------ AVAILABLE DATA ------

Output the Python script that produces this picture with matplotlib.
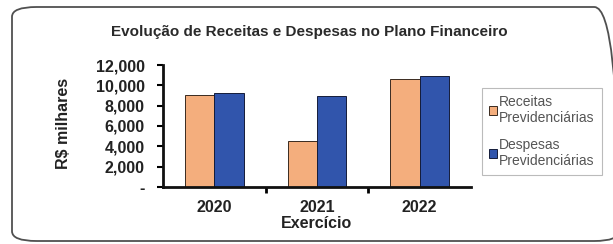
import matplotlib.pyplot as plt
import numpy as np
from matplotlib.patches import FancyBboxPatch

# dados
anos = ["2020", "2021", "2022"]
receitas = [9050, 4550, 10600]
despesas = [9250, 8950, 10900]
yticks = [0, 2000, 4000, 6000, 8000, 10000, 12000]

plt.rcParams['font.family'] = ['Liberation Sans', 'DejaVu Sans']

W, H = 613, 244
fig = plt.figure(figsize=(W / 100, H / 100), dpi=100)
ax = fig.add_axes([163 / W, 1 - 187 / H, 308 / W, 122 / H])

# moldura arredondada (lado direito fica fora da imagem)
borda = FancyBboxPatch((12 / W, 3 / H), 0.99, 1 - 10 / H,
                       boxstyle="round,pad=0,rounding_size=0.04",
                       transform=fig.transFigure, fill=False,
                       edgecolor="#505050", linewidth=1.3, clip_on=False)
fig.patches.append(borda)

x = np.arange(len(anos))
w = 0.287
ax.bar(x - w / 2, receitas, w, color="#F4AE7D", edgecolor="#3a2a20",
       linewidth=0.7, label="Receitas\nPrevidenciárias")
ax.bar(x + w / 2, despesas, w, color="#3155AC", edgecolor="#141c3a",
       linewidth=0.7, label="Despesas\nPrevidenciárias")

ax.set_xlim(-0.5, 2.5)
ax.set_ylim(0, 12000)
ax.set_yticks(yticks)
ax.set_yticklabels(["-" if v == 0 else f"{v:,}" for v in yticks],
                   fontsize=11.5, fontweight="bold", color="#222222")
ax.set_xticks(x)
ax.set_xticklabels(anos, fontsize=11.5, fontweight="bold", color="#222222")
ax.set_xticks([0.5, 1.5], minor=True)
ax.tick_params(axis="x", which="major", length=0, pad=9)
ax.tick_params(axis="x", which="minor", length=4, width=2, direction="out")
ax.tick_params(axis="y", length=4, width=1.5, direction="out", pad=9)

for s in ["top", "right"]:
    ax.spines[s].set_visible(False)
for s in ["left", "bottom"]:
    ax.spines[s].set_linewidth(2)
    ax.spines[s].set_color("#111111")

ax.set_xlabel("Exercício", fontsize=11.5, fontweight="bold", labelpad=1,
              color="#222222")
ax.set_ylabel("R$ milhares", fontsize=11.5, fontweight="bold", color="#222222")
ax.yaxis.set_label_coords(71 / W, 1 - 123 / H, transform=fig.transFigure)

fig.text(309 / W, 1 - 32 / H, "Evolução de Receitas e Despesas no Plano Financeiro",
         ha="center", va="center", fontsize=11, fontweight="bold", color="#2a2a2a")

leg = ax.legend(loc="upper left", bbox_to_anchor=(482 / W, 1 - 88 / H),
                bbox_transform=fig.transFigure, fontsize=10, frameon=True,
                fancybox=False, edgecolor="#aaaaaa", handlelength=0.6,
                handleheight=0.6, handletextpad=0.15, borderpad=0.5,
                labelspacing=0.9, labelcolor="#555555", borderaxespad=0)
leg.get_frame().set_linewidth(0.8)

fig.savefig("out.png", dpi=100)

------

Return each line from the material above exactly, but not the pictures.

Output the Python script that produces this picture with matplotlib.
import matplotlib.pyplot as plt
import numpy as np
from matplotlib.patches import FancyBboxPatch

# dados
anos = ["2020", "2021", "2022"]
receitas = [9050, 4550, 10600]
despesas = [9250, 8950, 10900]
yticks = [0, 2000, 4000, 6000, 8000, 10000, 12000]

plt.rcParams['font.family'] = ['Liberation Sans', 'DejaVu Sans']

W, H = 613, 244
fig = plt.figure(figsize=(W / 100, H / 100), dpi=100)
ax = fig.add_axes([163 / W, 1 - 187 / H, 308 / W, 122 / H])

# moldura arredondada (lado direito fica fora da imagem)
borda = FancyBboxPatch((12 / W, 3 / H), 0.99, 1 - 10 / H,
                       boxstyle="round,pad=0,rounding_size=0.04",
                       transform=fig.transFigure, fill=False,
                       edgecolor="#505050", linewidth=1.3, clip_on=False)
fig.patches.append(borda)

x = np.arange(len(anos))
w = 0.287
ax.bar(x - w / 2, receitas, w, color="#F4AE7D", edgecolor="#3a2a20",
       linewidth=0.7, label="Receitas\nPrevidenciárias")
ax.bar(x + w / 2, despesas, w, color="#3155AC", edgecolor="#141c3a",
       linewidth=0.7, label="Despesas\nPrevidenciárias")

ax.set_xlim(-0.5, 2.5)
ax.set_ylim(0, 12000)
ax.set_yticks(yticks)
ax.set_yticklabels(["-" if v == 0 else f"{v:,}" for v in yticks],
                   fontsize=11.5, fontweight="bold", color="#222222")
ax.set_xticks(x)
ax.set_xticklabels(anos, fontsize=11.5, fontweight="bold", color="#222222")
ax.set_xticks([0.5, 1.5], minor=True)
ax.tick_params(axis="x", which="major", length=0, pad=9)
ax.tick_params(axis="x", which="minor", length=4, width=2, direction="out")
ax.tick_params(axis="y", length=4, width=1.5, direction="out", pad=9)

for s in ["top", "right"]:
    ax.spines[s].set_visible(False)
for s in ["left", "bottom"]:
    ax.spines[s].set_linewidth(2)
    ax.spines[s].set_color("#111111")

ax.set_xlabel("Exercício", fontsize=11.5, fontweight="bold", labelpad=1,
              color="#222222")
ax.set_ylabel("R$ milhares", fontsize=11.5, fontweight="bold", color="#222222")
ax.yaxis.set_label_coords(71 / W, 1 - 123 / H, transform=fig.transFigure)

fig.text(309 / W, 1 - 32 / H, "Evolução de Receitas e Despesas no Plano Financeiro",
         ha="center", va="center", fontsize=11, fontweight="bold", color="#2a2a2a")

leg = ax.legend(loc="upper left", bbox_to_anchor=(482 / W, 1 - 88 / H),
                bbox_transform=fig.transFigure, fontsize=10, frameon=True,
                fancybox=False, edgecolor="#aaaaaa", handlelength=0.6,
                handleheight=0.6, handletextpad=0.15, borderpad=0.5,
                labelspacing=0.9, labelcolor="#555555", borderaxespad=0)
leg.get_frame().set_linewidth(0.8)

fig.savefig("out.png", dpi=100)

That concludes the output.